Sri Aurobindo
Letters of Sri Aurobindo
1. The Mother: Individual, Universal, Transcendent
Fragment ID: 18954
For the rest, it is not a fact that the Mother is retiring more and more or that she has any intention of going inside entirely like me. Your remarks about the privileged few are incomprehensible to me; we are not confiding in a few at the expense of others or telling them what is happening while keeping silent to you. I have, I think, written more to you than to anybody else about these matters and the Mother has not been confiding to anybody anything in that field which has been held back from you. This – about the privileged few – is an old complaint of yours and it has no foundation. If anybody claims to have the special confidence of the Mother, he is making an egoistic claim which is not justifiable. Your real point seems to be about the Mother’s not taking up the soup and its accompaniments again. I have told you already why she was compelled by the experience of her illness to stand back from the old routine – which had become for most of the sadhaks a sort of semi-ecclesiastical routine and nothing more. It was because of the mistaken attitude of the sadhaks which had brought about an atmosphere full of movements contrary to the Yoga and likely to lead to disaster – as it had already begun to do. To resume the soup on the old footing would be to bring back the old conditions and end in a repetition of the same round of wrong movements and the same results.

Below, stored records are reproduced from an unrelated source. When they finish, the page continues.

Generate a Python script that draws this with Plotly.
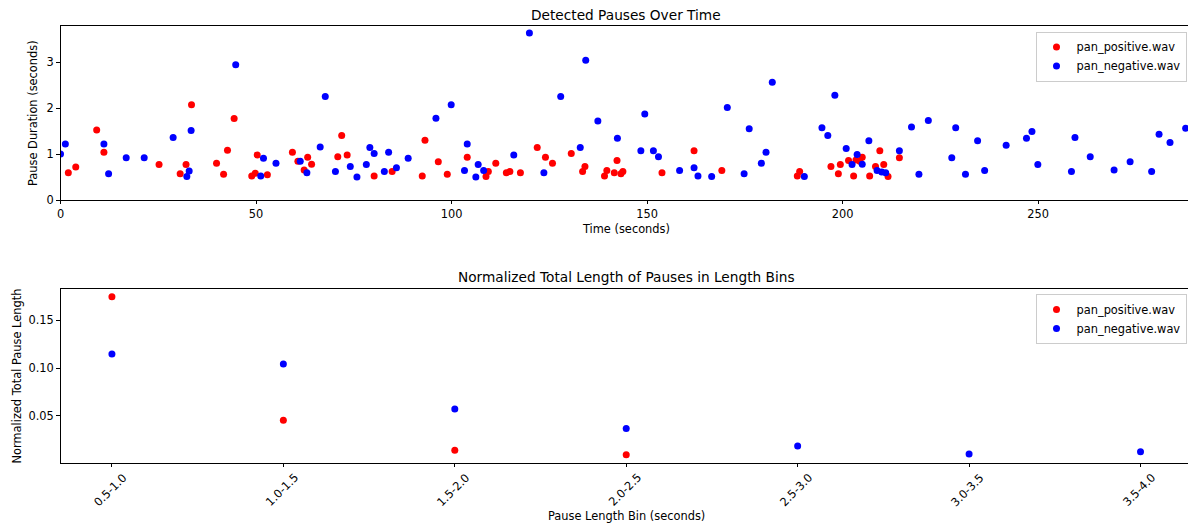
import plotly.graph_objects as go

W, H = 1188, 524

# ---- Data: detected pauses (time in s, duration in s) ----
pos_times = [2.0, 3.9, 9.25, 11.1, 25.2, 30.6, 32.1, 33.5, 39.9, 41.7, 42.7, 44.4,
             48.9, 49.8, 50.3, 52.9, 59.3, 60.7, 62.3, 63.2, 64.2, 70.9, 71.9, 73.3,
             80.2, 84.8, 92.5, 93.2, 96.6, 98.9, 104.0, 108.8, 109.4, 111.3, 114.0,
             114.9, 117.6, 121.9, 124.0, 125.8, 130.6, 133.5, 134.1, 139.1, 139.7,
             141.6, 142.3, 143.3, 143.8, 153.8, 162.0, 169.1, 188.4, 189.0, 197.0,
             198.9, 199.4, 201.5, 202.8, 203.4, 204.4, 205.0, 206.9, 208.4, 209.5,
             210.5, 211.6, 214.5]
pos_durations = [0.59, 0.72, 1.52, 1.04, 0.77, 0.57, 0.77, 2.07, 0.80, 0.56, 1.08, 1.77,
                 0.52, 0.58, 0.98, 0.55, 1.04, 0.84, 0.65, 0.93, 0.78, 0.94, 1.40, 0.98,
                 0.52, 0.62, 0.52, 1.30, 0.83, 0.56, 0.93, 0.51, 0.62, 0.80, 0.59,
                 0.62, 0.59, 1.14, 0.93, 0.80, 1.01, 0.62, 0.73, 0.52, 0.64,
                 0.59, 0.86, 0.57, 0.62, 0.59, 1.07, 0.64, 0.52, 0.62, 0.73,
                 0.57, 0.77, 0.86, 0.52, 0.87, 0.84, 0.93, 0.52, 0.73, 1.07,
                 0.77, 0.51, 0.92]

neg_times = [0.0, 1.24, 11.1, 12.3, 16.8, 21.4, 28.8, 32.3, 32.9, 33.4, 44.8, 51.2,
             51.9, 55.1, 61.3, 63.0, 66.4, 67.7, 70.3, 74.1, 75.8, 78.2, 79.1, 80.2,
             82.8, 83.9, 85.9, 88.9, 96.0, 99.9, 103.3, 104.0, 106.2, 106.8, 108.2,
             115.9, 119.9, 123.6, 127.9, 132.9, 134.3, 137.4, 142.4, 148.4, 149.4,
             151.6, 152.9, 158.3, 162.0, 163.0, 166.5, 170.5, 174.8, 176.1, 179.2,
             180.4, 182.0, 190.2, 194.7, 196.2, 198.0, 200.9, 202.4, 203.7, 205.0,
             206.7, 208.8, 210.0, 211.0, 214.5, 217.6, 219.5, 221.9, 227.9, 228.9,
             231.4, 234.5, 236.3, 241.8, 247.0, 248.4, 249.9, 258.5, 259.4, 263.3,
             269.4, 273.5, 279.0, 280.9, 283.7, 287.7]
neg_durations = [1.00, 1.22, 1.22, 0.57, 0.92, 0.92, 1.36, 0.51, 0.63, 1.51, 2.94, 0.52,
                 0.91, 0.80, 0.84, 0.59, 1.15, 2.25, 0.62, 0.73, 0.50, 0.77, 1.14, 1.01,
                 0.62, 1.04, 0.70, 0.91, 1.78, 2.07, 0.64, 1.22, 0.50, 0.77, 0.64,
                 0.98, 3.63, 0.59, 2.25, 1.14, 3.04, 1.72, 1.34, 1.07, 1.87,
                 1.07, 0.94, 0.64, 0.70, 0.52, 0.51, 2.01, 0.57, 1.55, 0.80,
                 1.04, 2.56, 0.51, 1.57, 1.40, 2.28, 1.12, 0.77, 0.99, 0.78,
                 1.29, 0.64, 0.61, 0.59, 1.07, 1.59, 0.56, 1.73, 0.92, 1.57,
                 0.56, 1.29, 0.64, 1.19, 1.34, 1.49, 0.77, 0.62, 1.36, 0.94,
                 0.65, 0.83, 0.62, 1.43, 1.25, 1.56]

# ---- Data: normalized total pause length per bin ----
bin_labels = ["0.5-1.0", "1.0-1.5", "1.5-2.0", "2.0-2.5", "2.5-3.0", "3.0-3.5", "3.5-4.0"]
pos_bins = ["0.5-1.0", "1.0-1.5", "1.5-2.0", "2.0-2.5"]
pos_norm = [0.1747, 0.0454, 0.0140, 0.0094]
neg_norm = [0.1147, 0.1043, 0.0572, 0.0370, 0.0185, 0.0101, 0.0126]

RED = "#ff0000"
BLUE = "#0000ff"
FONT = "DejaVu Sans"
MS = 7

def px(x):
    return x / W

def py(y):
    return 1 - y / H

fig = go.Figure()
fig.add_trace(go.Scatter(x=pos_times, y=pos_durations, mode="markers", name="pan_positive.wav",
                         marker=dict(color=RED, size=MS, line=dict(width=0)),
                         xaxis="x", yaxis="y", legend="legend"))
fig.add_trace(go.Scatter(x=neg_times, y=neg_durations, mode="markers", name="pan_negative.wav",
                         marker=dict(color=BLUE, size=MS, line=dict(width=0)),
                         xaxis="x", yaxis="y", legend="legend"))

idx_pos = [bin_labels.index(b) for b in pos_bins]
idx_neg = list(range(len(bin_labels)))
fig.add_trace(go.Scatter(x=idx_pos, y=pos_norm, mode="markers", name="pan_positive.wav",
                         marker=dict(color=RED, size=MS, line=dict(width=0)),
                         xaxis="x2", yaxis="y2", legend="legend2"))
fig.add_trace(go.Scatter(x=idx_neg, y=neg_norm, mode="markers", name="pan_negative.wav",
                         marker=dict(color=BLUE, size=MS, line=dict(width=0)),
                         xaxis="x2", yaxis="y2", legend="legend2"))

axis_common = dict(showgrid=False, zeroline=False, showline=True, linecolor="#000",
                   linewidth=0.8, ticks="outside", ticklen=3.5, tickwidth=0.8,
                   tickcolor="#000", automargin=False,
                   tickfont=dict(family=FONT, size=11.4, color="#000"))

x_left = px(60.5)
fig.update_layout(
    width=W, height=H,
    margin=dict(l=0, r=0, t=0, b=0, pad=0, autoexpand=False),
    paper_bgcolor="white", plot_bgcolor="white",
    font=dict(family=FONT, size=11.4, color="#000"),
    xaxis=dict(domain=[x_left, 1], range=[0, 288.3], anchor="y", tickmode="linear",
               tick0=0, dtick=50, mirror=True, **axis_common),
    yaxis=dict(domain=[py(200), py(25.7)], range=[0, 3.79], anchor="x", tickmode="linear",
               tick0=0, dtick=1, **axis_common),
    xaxis2=dict(domain=[x_left, 1], range=[-0.3, 6.277], anchor="y2", tickmode="array",
                tickvals=idx_neg, showticklabels=False, mirror=True, **axis_common),
    yaxis2=dict(domain=[py(462.7), py(289)], range=[0.0011, 0.1828], anchor="x2",
                tickmode="array", tickvals=[0.05, 0.10, 0.15], tickformat=".2f", **axis_common),
    legend=dict(x=px(1186.5), y=py(31.5), xanchor="right", yanchor="top",
                bgcolor="rgba(255,255,255,0.8)", bordercolor="#cccccc", borderwidth=1,
                font=dict(family=FONT, size=11.4, color="#000"), itemwidth=30,
                tracegroupgap=0),
    legend2=dict(x=px(1186.5), y=py(294), xanchor="right", yanchor="top",
                 bgcolor="rgba(255,255,255,0.8)", bordercolor="#cccccc", borderwidth=1,
                 font=dict(family=FONT, size=11.4, color="#000"), itemwidth=30,
                 tracegroupgap=0),
    showlegend=True,
)

cx = (60.5 + 1192) / 2
annotations = [
    dict(text="Detected Pauses Over Time", x=px(cx), y=py(15), font=dict(size=13.7)),
    dict(text="Time (seconds)", x=px(cx), y=py(229), font=dict(size=11.4)),
    dict(text="Pause Duration (seconds)", x=px(33), y=py(113), textangle=-90, font=dict(size=11.4)),
    dict(text="Normalized Total Length of Pauses in Length Bins", x=px(cx), y=py(277), font=dict(size=13.7)),
    dict(text="Pause Length Bin (seconds)", x=px(cx), y=py(516), font=dict(size=11.4)),
    dict(text="Normalized Total Pause Length", x=px(16.5), y=py(376), textangle=-90, font=dict(size=11.4)),
]
for a in annotations:
    a.update(xref="paper", yref="paper", showarrow=False, xanchor="center", yanchor="middle")
    a["font"] = dict(family=FONT, color="#000", **a["font"])
for i, lab in enumerate(bin_labels):
    annotations.append(dict(text=lab, x=i - 0.01, y=py(490), xref="x2", yref="paper",
                            showarrow=False, textangle=-45, xanchor="center", yanchor="middle",
                            font=dict(family=FONT, size=11.4, color="#000")))
fig.update_layout(annotations=annotations)

fig.write_html("out.html")
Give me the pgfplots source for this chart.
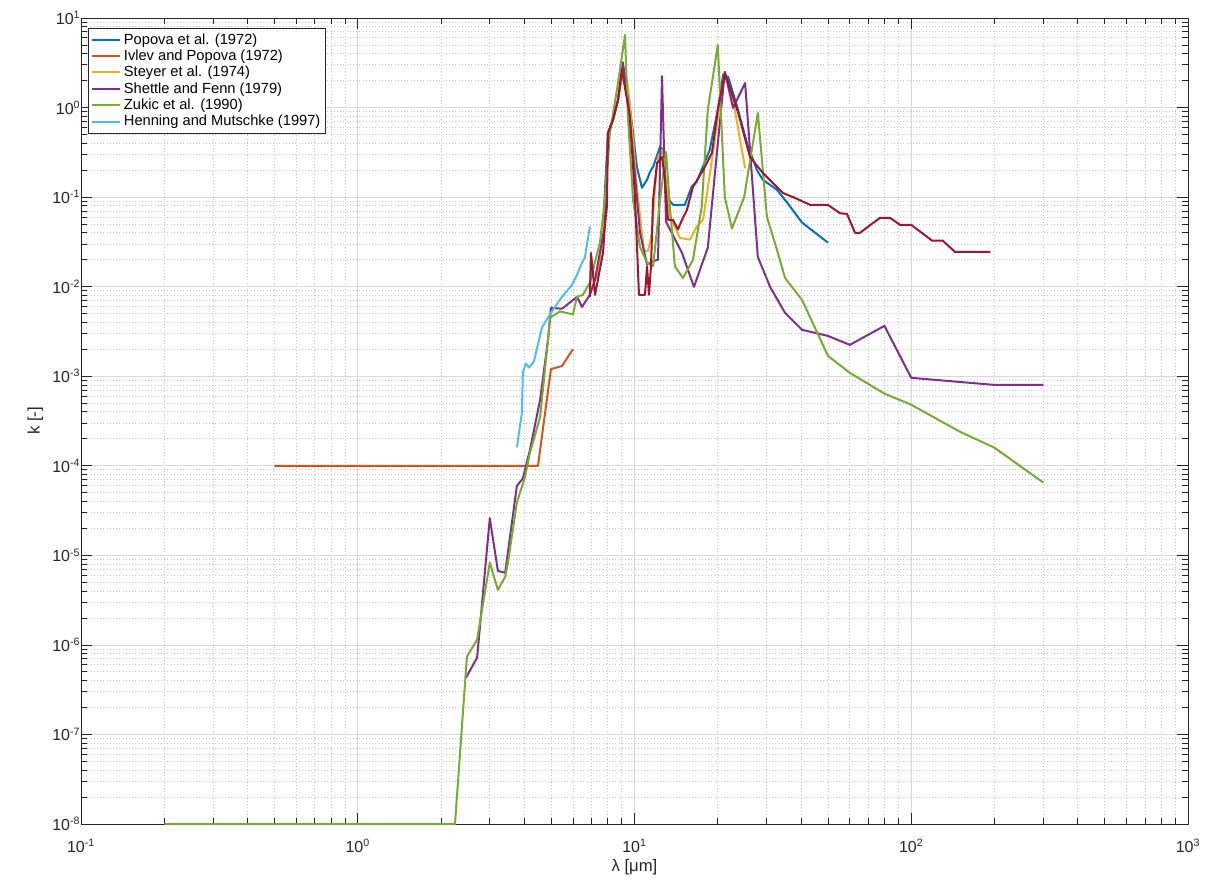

The Mother has been slowly and carefully taking steps to renew on another footing her control of things after her illness, but she can take no step which will allow the old dark movements to return – movements of some of which I think you yourself were beginning to take notice. The next step is for the sadhaks themselves to take; they must make it possible (by their change of attitude, by their resolution to rise on the lower vital and physical plane into the true consciousness) for a union with the Mother on that plane in the right way and with the right result to become possible. More I cannot say just now; but I fully intend to be more explicit hereafter – so far as I can without special reference to individuals; for these are things personal to people’s Yoga that can often be spoken of only to themselves and not to others.
As for your other questions I shall consider them in another letter; it is too late tonight. It is already 3.30 a.m. I will only say that what happens is for the “best” in this sense only that the end will be a divine victory in spite of all difficulties – that has been and always will be my seeing, my faith and my assurance – if you are willing to accept it from me. But that does not mean that your sadness and depression are necessary to the movement! The sooner they disappear never to recur again, the more joyously the Mother and I will advance on the steep road to the summits, and the easier it will be for you to realise what you want, the complete Bhakti and Ananda.